■ **Written instruction**
Look through the lines and report how many include the word "LaTeX", giving nothing but the number.

## Begin

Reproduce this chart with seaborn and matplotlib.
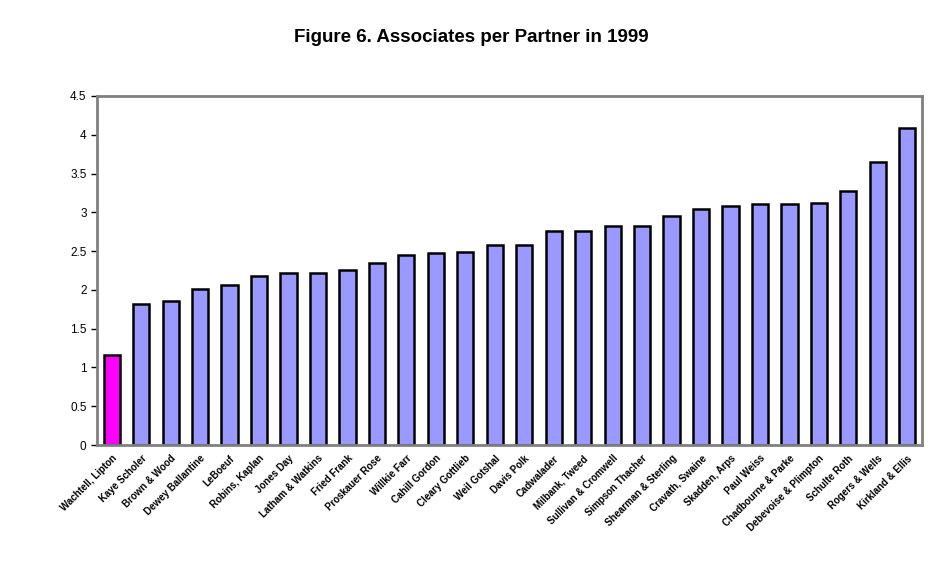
import matplotlib
matplotlib.use("Agg")
import matplotlib.pyplot as plt
import seaborn as sns
import pandas as pd

firms = ["Wachtell, Lipton", "Kaye Scholer", "Brown & Wood", "Dewey Ballantine", "LeBoeuf",
         "Robins, Kaplan", "Jones Day", "Latham & Watkins", "Fried Frank", "Proskauer Rose",
         "Willkie Farr", "Cahill Gordon", "Cleary Gottlieb", "Weil Gotshal", "Davis Polk",
         "Cadwalader", "Milbank, Tweed", "Sullivan & Cromwell", "Simpson Thacher",
         "Shearman & Sterling", "Cravath, Swaine", "Skadden, Arps", "Paul Weiss",
         "Chadbourne & Parke", "Debevoise & Plimpton", "Schulte Roth", "Rogers & Wells",
         "Kirkland & Ellis"]
ratios = [1.16, 1.82, 1.86, 2.01, 2.06, 2.18, 2.22, 2.22, 2.26, 2.35, 2.45, 2.48, 2.49,
          2.58, 2.58, 2.76, 2.76, 2.82, 2.82, 2.95, 3.04, 3.08, 3.11, 3.11, 3.12, 3.27,
          3.65, 4.09]
highlight = "Wachtell, Lipton"

df = pd.DataFrame({"firm": firms, "ratio": ratios})
palette = {f: ("#FF00FF" if f == highlight else "#9999FF") for f in firms}

sns.set_style("white")
plt.rcParams["font.family"] = ["Liberation Sans", "DejaVu Sans"]
plt.rcParams["text.color"] = "black"
plt.rcParams["xtick.color"] = "black"
plt.rcParams["ytick.color"] = "black"

fig = plt.figure(figsize=(9.42, 5.87), dpi=100)
ax = fig.add_axes([97/942, 1-445/587, (922-97)/942, (445-96)/587])

sns.barplot(data=df, x="firm", y="ratio", hue="firm", palette=palette, legend=False,
            width=0.55, edgecolor="black", linewidth=1.8, saturation=1, ax=ax)

ax.set_ylim(0, 4.5)
ax.set_xlim(-0.5, len(firms) - 0.5)
ax.set_yticks([0, 0.5, 1, 1.5, 2, 2.5, 3, 3.5, 4, 4.5])
ax.set_yticklabels(["0", "0.5", "1", "1.5", "2", "2.5", "3", "3.5", "4", "4.5"], fontsize=8.5)
ax.set_xlabel("")
ax.set_ylabel("")
ax.set_xticks(range(len(firms)))
ax.set_xticklabels(firms, rotation=45, ha="right", rotation_mode="anchor", fontsize=7,
                   fontweight="bold")
ax.tick_params(axis="x", length=0, pad=6)
ax.set_xticks([i - 0.5 for i in range(len(firms) + 1)], minor=True)
ax.tick_params(axis="x", which="minor", length=4, color="black", width=1, direction="out")
ax.tick_params(axis="y", length=4, color="black", width=1, direction="out", left=True)
for s in ax.spines.values():
    s.set_color("#808080")
    s.set_linewidth(2)
    s.set_visible(True)

fig.text(0.5, 1 - 38/587, "Figure 6. Associates per Partner in 1999", ha="center", va="center",
         fontsize=13.5, fontweight="bold")

fig.savefig("out.png", dpi=100)
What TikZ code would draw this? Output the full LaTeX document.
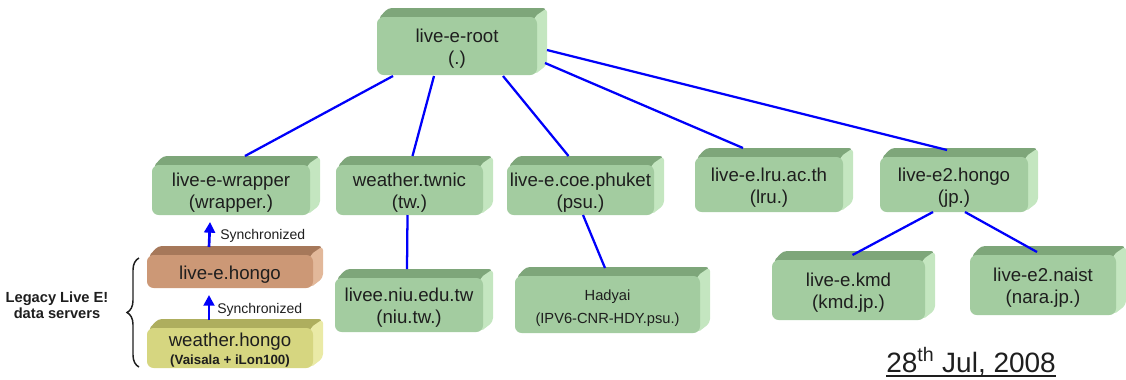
\documentclass[tikz,border=0pt]{standalone}
\usepackage{fontspec}
\setmainfont{Liberation Sans}
\usetikzlibrary{arrows.meta,decorations.pathreplacing}

% face colours of the slabs: front, top (shadowed) and side (lit)
\definecolor{gfront}{RGB}{163,204,160}
\definecolor{gtop}{RGB}{126,166,122}
\definecolor{gside}{RGB}{196,230,192}
\definecolor{bfront}{RGB}{204,152,118}
\definecolor{btop}{RGB}{166,120,90}
\definecolor{bside}{RGB}{226,184,154}
\definecolor{yfront}{RGB}{214,214,128}
\definecolor{ytop}{RGB}{174,174,94}
\definecolor{yside}{RGB}{234,234,166}
\definecolor{ink}{RGB}{30,30,30}
\definecolor{link}{RGB}{0,0,250}

\tikzset{
  slabface/.style={rounded corners=5, inner sep=0pt, outer sep=0pt, align=center,
    text=ink, font=\fontsize{14}{16.5}\selectfont},
  treeline/.style={draw=link, line width=1.7pt},
  syncarrow/.style={draw=link, line width=2pt, -{Triangle[length=8pt,width=8pt]}},
  synclabel/.style={anchor=west, inner sep=0pt, text=ink, font=\fontsize{10.5}{12}\selectfont},
}

% \slab{name}{left}{top}{right}{bottom}{colour prefix}{text}: a bevelled block
\newcommand\slab[7]{%
  \fill[#6top, rounded corners=3] (#2+1,#3+2) -- (#2+11,#3-9) -- (#4+10,#3-9) -- (#4,#3+2) -- cycle;
  \fill[#6side, rounded corners=3] (#4-3,#3) -- (#4+10,#3-9) -- (#4+10,#5-10) -- (#4-3,#5) -- cycle;
  \node[slabface, fill=#6front, minimum width={(#4-#2)*0.75pt}, minimum height={(#5-#3)*0.75pt}]
    (#1) at ({(#2+#4)/2},{(#3+#5)/2})
    {\raisebox{-2.5pt}[\height][\depth]{\begin{tabular}{@{}c@{}}#7\end{tabular}}};
}

\begin{document}
\begin{tikzpicture}[x=0.75pt, y=-0.75pt]
\useasboundingbox (0,0) rectangle (1126,379);

% top level
\slab{root}{377}{17}{537}{75}{g}{live-e-root\\(.)}

% second level
\slab{wrapper}{152}{165}{310}{215}{g}{live-e-wrapper\\(wrapper.)}
\slab{twnic}{336}{165}{483}{215}{g}{weather.twnic\\(tw.)}
\slab{phuket}{507}{165}{654}{215}{g}{live-e.coe.phuket\\(psu.)}
\slab{lru}{695}{157}{843}{212}{g}{live-e.lru.ac.th\\(lru.)}
\slab{hongotwo}{880}{157}{1028}{212}{g}{live-e2.hongo\\(jp.)}

% third level
\slab{niu}{335}{278}{483}{332}{g}{livee.niu.edu.tw\\(niu.tw.)}
\slab{hadyai}{515}{276}{700}{333}{g}{\fontsize{11}{13}\selectfont Hadyai\\[1pt]\fontsize{11}{13}\selectfont(IPV6-CNR-HDY.psu.)}
\slab{kmd}{772}{260}{925}{320}{g}{live-e.kmd\\(kmd.jp.)}
\slab{naist}{970}{255}{1116}{315}{g}{live-e2.naist\\(nara.jp.)}

% legacy servers
\slab{hongo}{147}{255}{313}{288}{b}{live-e.hongo}
\slab{weather}{147}{328}{313}{368}{y}{weather.hongo\\[-3pt]{\fontsize{10}{12}\selectfont\bfseries (Vaisala + iLon100)}}

% tree links
\draw[treeline] ([shift={(-64,1)}]root.south) -- ([shift={(14,-9)}]wrapper.north);
\draw[treeline] ([shift={(-23,1)}]root.south) -- ([shift={(3,-9)}]twnic.north);
\draw[treeline] ([shift={(46,1)}]root.south) -- ([shift={(-12,-9)}]phuket.north);
\draw[treeline] ([shift={(8,17)}]root.east) -- ([shift={(-26,-9)}]lru.north);
\draw[treeline] ([shift={(10,4)}]root.east) -- ([shift={(-7,-7)}]hongotwo.north);
\draw[treeline] ([shift={(-2,0)}]twnic.south) -- ([shift={(-2,-9)}]niu.north);
\draw[treeline] ([shift={(2.5,0)}]phuket.south) -- ([shift={(-2.5,-8)}]hadyai.north);
\draw[treeline] ([shift={(-21,0)}]hongotwo.south) -- ([shift={(4,-5)}]kmd.north);
\draw[treeline] ([shift={(11,0)}]hongotwo.south) -- ([shift={(-6,-3)}]naist.north);

% synchronisation arrows
\draw[syncarrow] ([shift={(-21,-8)}]weather.north) -- ([shift={(-21,7)}]hongo.south);
\draw[syncarrow] ([shift={(-21,-8)}]hongo.north) -- ([shift={(-21,7)}]wrapper.south);
\node[synclabel] (synclow) at (217,310) {Synchronized};
\node[synclabel] (synchigh) at (220,236) {Synchronized};

% bracket over the legacy servers
\draw[line width=1.1pt, ink, decorate, decoration={brace, amplitude=9pt}] (139,367) -- (139,258);
\node[align=center, text=ink, font=\fontsize{11}{12}\selectfont\bfseries] (legacy) at (57,305)
  {Legacy Live E!\\data servers};

% date stamp
\node[anchor=base west, inner sep=0pt, text=ink, font=\fontsize{21}{24}\selectfont] (date) at (886,372)
  {28\textsuperscript{th} Jul, 2008};
\draw[ink, line width=1.2pt] ([shift={(0,4)}]date.base west) -- ([shift={(0,4)}]date.base east);
\end{tikzpicture}
\end{document}
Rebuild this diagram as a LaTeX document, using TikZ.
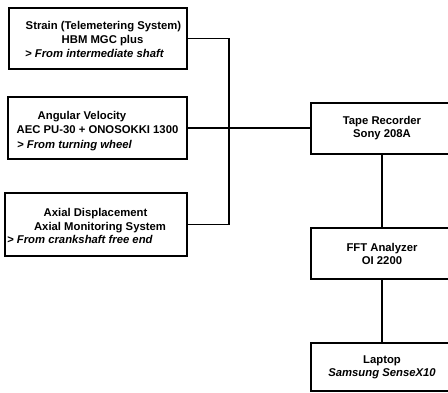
\documentclass[tikz,border=0pt]{standalone}
\usepackage{fontspec}
\setmainfont{Liberation Sans}
\begin{document}
\begin{tikzpicture}[x=1pt,y=-1pt,
  box/.style={draw,line width=1.3pt,inner sep=0pt,rectangle},
  conn/.style={line width=1.3pt},
  txt/.style={inner sep=0pt,font=\fontsize{11.3}{13}\selectfont\bfseries,text height=8pt,text depth=0pt},
  itx/.style={inner sep=0pt,font=\fontsize{11.3}{13}\selectfont\bfseries\itshape,text height=8pt,text depth=0pt},
  rbox/.style={box,minimum width=142pt,align=center,font=\fontsize{11.3}{13}\selectfont\bfseries}]
\useasboundingbox[fill=white] (0,0) rectangle (448,392);
\clip (0,0) rectangle (448,392);
% left boxes
\node[box,minimum width=178pt,minimum height=61pt] (b1) at (98,38.5) {};
\node[txt] (b1a) at (103.5,25) {Strain (Telemetering System)};
\node[txt] (b1b) at (102.5,39) {HBM MGC plus};
\node[itx,anchor=west] (b1c) at (25,53) {> From intermediate shaft};

\node[box,minimum width=179pt,minimum height=62pt] (b2) at (97.5,128) {};
\node[txt] (b2a) at (82,115) {Angular Velocity};
\node[txt] (b2b) at (97.5,129) {AEC PU-30 + ONOSOKKI 1300};
\node[itx,anchor=west] (b2c) at (17,144) {> From turning wheel};

\node[box,minimum width=182pt,minimum height=63pt] (b3) at (96,224.5) {};
\node[txt] (b3a) at (95.5,212) {Axial Displacement};
\node[txt] (b3b) at (100,226) {Axial Monitoring System};
\node[itx,anchor=west] (b3c) at (7,239) {> From crankshaft free end};

% right boxes
\node[rbox,minimum height=51pt] (tape) at (382,128.5) {Tape Recorder\\Sony 208A};
\node[rbox,minimum height=51pt] (fft) at (382,253.5) {FFT Analyzer\\OI 2200};
\node[rbox,minimum height=48pt] (lap) at (382,367) {Laptop\\\textit{Samsung SenseX10}};

% connectors
\coordinate (jx) at (229,0);
\draw[conn] (b1.east) -- (b1.east -| jx) -- (b3.east -| jx) -- (b3.east);
\draw[conn] (b2.east) -- (b2.east -| tape.west);
\draw[conn] (tape.south) -- (fft.north);
\draw[conn] (fft.south) -- (lap.north);
\end{tikzpicture}
\end{document}
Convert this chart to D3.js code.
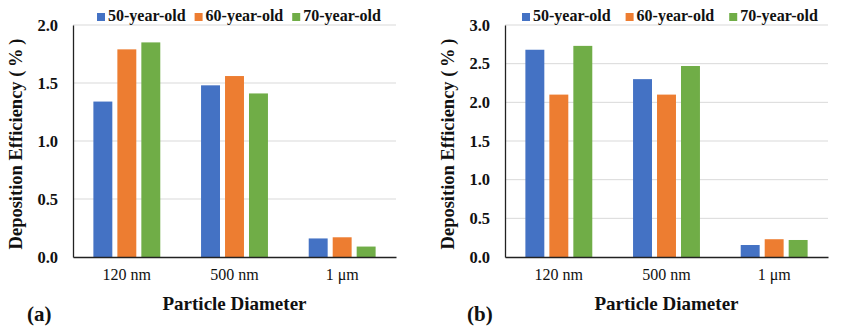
<!DOCTYPE html>
<html>
<head>
<meta charset="utf-8">
<script src="https://cdn.jsdelivr.net/npm/d3@7"></script>
<style>
  body { margin: 0; background: #fff; }
</style>
</head>
<body>
<svg id="chart" width="845" height="329"></svg>
<script>
const categories = ["120 nm", "500 nm", "1 \u03bcm"];
const series = ["50-year-old", "60-year-old", "70-year-old"];
const colors = ["#4472C4", "#ED7D31", "#70AD47"];

// panel (a)
const valuesA = {
    "50-year-old": [1.34, 1.48, 0.16],
    "60-year-old": [1.79, 1.56, 0.17],
    "70-year-old": [1.85, 1.41, 0.09]
};
const ticksA = [0, 0.5, 1.0, 1.5, 2.0];

// panel (b)
const valuesB = {
    "50-year-old": [2.68, 2.30, 0.155],
    "60-year-old": [2.10, 2.10, 0.23],
    "70-year-old": [2.73, 2.47, 0.22]
};
const ticksB = [0, 0.5, 1.0, 1.5, 2.0, 2.5, 3.0];

const FONT = "'Liberation Serif', 'Times New Roman', 'DejaVu Serif', serif";

const svg = d3.select("#chart")
    .attr("font-family", FONT);

function drawPanel(opts) {
    const g = svg.append("g");
    const top = 25, bottom = 257;

    const y = d3.scaleLinear()
        .domain([0, opts.max])
        .range([bottom, top]);

    const x0 = d3.scaleBand()
        .domain(categories)
        .range([opts.left, opts.right]);

    const x1 = d3.scaleBand()
        .domain(series)
        .range([0, x0.bandwidth()])
        .paddingInner(0.21)
        .paddingOuter(0.85);

    // gridlines
    g.append("g")
        .selectAll("line")
        .data(opts.ticks.filter(d => d > 0))
        .enter().append("line")
        .attr("x1", opts.left)
        .attr("x2", opts.right)
        .attr("y1", d => y(d))
        .attr("y2", d => y(d))
        .attr("stroke", "#d9d9d9")
        .attr("stroke-width", 1);

    // bars
    series.forEach(function(s, i) {
        g.append("g")
            .selectAll("rect")
            .data(opts.values[s])
            .enter().append("rect")
            .attr("x", (d, j) => x0(categories[j]) + x1(s))
            .attr("y", d => y(d))
            .attr("width", x1.bandwidth())
            .attr("height", d => bottom - y(d))
            .attr("fill", colors[i]);
    });

    // y axis
    const yAxis = d3.axisLeft(y)
        .tickValues(opts.ticks)
        .tickFormat(d3.format(".1f"))
        .tickSize(0)
        .tickPadding(15);
    const ya = g.append("g")
        .attr("transform", "translate(" + opts.left + ",0)")
        .call(yAxis)
        .attr("font-family", FONT)
        .attr("font-size", 16.5)
        .attr("font-weight", "bold");
    ya.select(".domain").attr("stroke", "#222").attr("stroke-width", 1.3);
    ya.selectAll("text").attr("fill", "#111");

    // x axis
    const xAxis = d3.axisBottom(x0).tickSize(0).tickPadding(12);
    const xa = g.append("g")
        .attr("transform", "translate(0," + bottom + ")")
        .call(xAxis)
        .attr("font-family", FONT)
        .attr("font-size", 16);
    xa.select(".domain").attr("stroke", "#222").attr("stroke-width", 1.5);
    xa.selectAll("text").attr("fill", "#111");

    // axis titles
    g.append("text")
        .attr("transform", "translate(" + (opts.left - 51) + "," + ((top + bottom) / 2 + 3) + ") rotate(-90)")
        .attr("text-anchor", "middle")
        .attr("font-size", 18.5)
        .attr("font-weight", "bold")
        .attr("fill", "#111")
        .text("Deposition Efficiency (\u2009%\u2009)");

    g.append("text")
        .attr("x", (opts.left + opts.right) / 2)
        .attr("y", 310)
        .attr("text-anchor", "middle")
        .attr("font-size", 19)
        .attr("font-weight", "bold")
        .attr("fill", "#111")
        .text("Particle Diameter");

    g.append("text")
        .attr("x", opts.labelX)
        .attr("y", 321)
        .attr("font-size", 21)
        .attr("font-weight", "bold")
        .attr("fill", "#111")
        .text(opts.label);

    // legend
    const leg = g.append("g");
    let lx = opts.legendX;
    series.forEach(function(s, i) {
        leg.append("rect")
            .attr("x", lx)
            .attr("y", 13)
            .attr("width", 8)
            .attr("height", 8)
            .attr("fill", colors[i]);
        const t = leg.append("text")
            .attr("x", lx + 11)
            .attr("y", 21)
            .attr("font-size", 16)
            .attr("font-weight", "bold")
            .attr("fill", "#111")
            .text(s);
        lx += 11 + t.node().getComputedTextLength() + opts.legendGap;
    });
}

drawPanel({
    left: 73, right: 396, max: 2, ticks: ticksA, values: valuesA,
    label: "(a)", labelX: 27, legendX: 97, legendGap: 9
});

drawPanel({
    left: 505, right: 828, max: 3, ticks: ticksB, values: valuesB,
    label: "(b)", labelX: 467, legendX: 522, legendGap: 15
});
</script>
</body>
</html>
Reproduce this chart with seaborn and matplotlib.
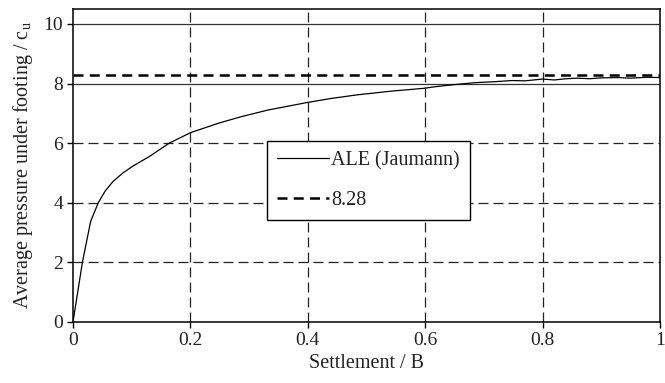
import matplotlib
matplotlib.use("Agg")
import matplotlib.pyplot as plt
import seaborn as sns
import pandas as pd

settlement = [0, 0.016, 0.030, 0.043, 0.055, 0.068, 0.085, 0.102, 0.13, 0.164,
              0.2, 0.248, 0.287, 0.332, 0.398, 0.44, 0.484, 0.54, 0.598, 0.62,
              0.653, 0.686, 0.717, 0.748, 0.77, 0.8, 0.82, 0.84, 0.86, 0.88,
              0.9, 0.928, 0.95, 0.978, 1.0]
pressure = [0, 2.0, 3.37, 4.0, 4.4, 4.71, 5.0, 5.23, 5.55, 6.0,
            6.35, 6.67, 6.89, 7.11, 7.36, 7.5, 7.62, 7.74, 7.84, 7.9,
            7.97, 8.03, 8.06, 8.1, 8.09, 8.15, 8.12, 8.16, 8.18, 8.16,
            8.19, 8.2, 8.18, 8.21, 8.2]
ref_x = [0, 1]
ref_y = [8.28, 8.28]
series_labels = ["ALE (Jaumann)", "8.28"]
x_ticks = [0, 0.2, 0.4, 0.6, 0.8, 1]
x_tick_labels = ["0", "0.2", "0.4", "0.6", "0.8", "1"]
y_ticks = [0, 2, 4, 6, 8, 10]
y_tick_labels = ["0", "2", "4", "6", "8", "10"]
dashed_x_grid = [0.2, 0.4, 0.6, 0.8]
dashed_y_grid = [2, 4, 6]
solid_y_grid = [8, 10]

sns.set_theme(style="ticks")
plt.rcParams['font.family'] = ['Liberation Serif', 'DejaVu Serif']
plt.rcParams['mathtext.fontset'] = 'custom'
plt.rcParams['mathtext.rm'] = 'Liberation Serif'
plt.rcParams['mathtext.it'] = 'Liberation Serif'

fig = plt.figure(figsize=(6.65, 3.83), dpi=100)
ax = fig.add_axes([73/665, 61/383, 587/665, 313/383])

for xv in dashed_x_grid:
    ax.axvline(xv, color='#222222', lw=0.9, ls=(0, (8, 4)), zorder=1)
for yv in dashed_y_grid:
    ax.axhline(yv, color='#222222', lw=0.9, ls=(0, (8, 4)), zorder=1)
for yv in solid_y_grid:
    ax.axhline(yv, color='#333333', lw=0.9, zorder=1)

df = pd.DataFrame({"x": settlement, "y": pressure})
sns.lineplot(data=df, x="x", y="y", ax=ax, color='black', lw=0.9,
             label=series_labels[0], zorder=3)
df2 = pd.DataFrame({"x": ref_x, "y": ref_y})
sns.lineplot(data=df2, x="x", y="y", ax=ax, color='black', lw=1.8,
             ls=(0, (4, 2.5)), label=series_labels[1], zorder=3)

ax.set_xlim(0, 1)
ax.set_ylim(0, 10.5)
ax.set_xticks(x_ticks)
ax.set_xticklabels(x_tick_labels)
ax.set_yticks(y_ticks)
ax.set_yticklabels(y_tick_labels)
ax.tick_params(axis='both', direction='out', length=4, width=1, labelsize=14,
               color='black', labelcolor='#222222', pad=3)
for s in ax.spines.values():
    s.set_color('black')
    s.set_linewidth(1.1)

ax.set_xlabel("Settlement / B", fontsize=14.5, color='#222222', labelpad=4)
ax.set_ylabel(r"Average pressure under footing / c$_\mathrm{u}$", fontsize=14.5,
              color='#222222', labelpad=6)

leg = ax.legend(loc='upper left', bbox_to_anchor=((267-73)/587, (322-141)/313),
                frameon=True, fancybox=False, fontsize=14.5, handlelength=2.6,
                labelspacing=1.0, borderpad=0.5, handletextpad=0.1,
                borderaxespad=0)
leg.get_frame().set_edgecolor('black')
leg.get_frame().set_linewidth(1.0)
leg.get_frame().set_alpha(1)
for t in leg.get_texts():
    t.set_color('#222222')

fig.savefig("out.png", dpi=100)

## End

■ **Reply to the exercise**
2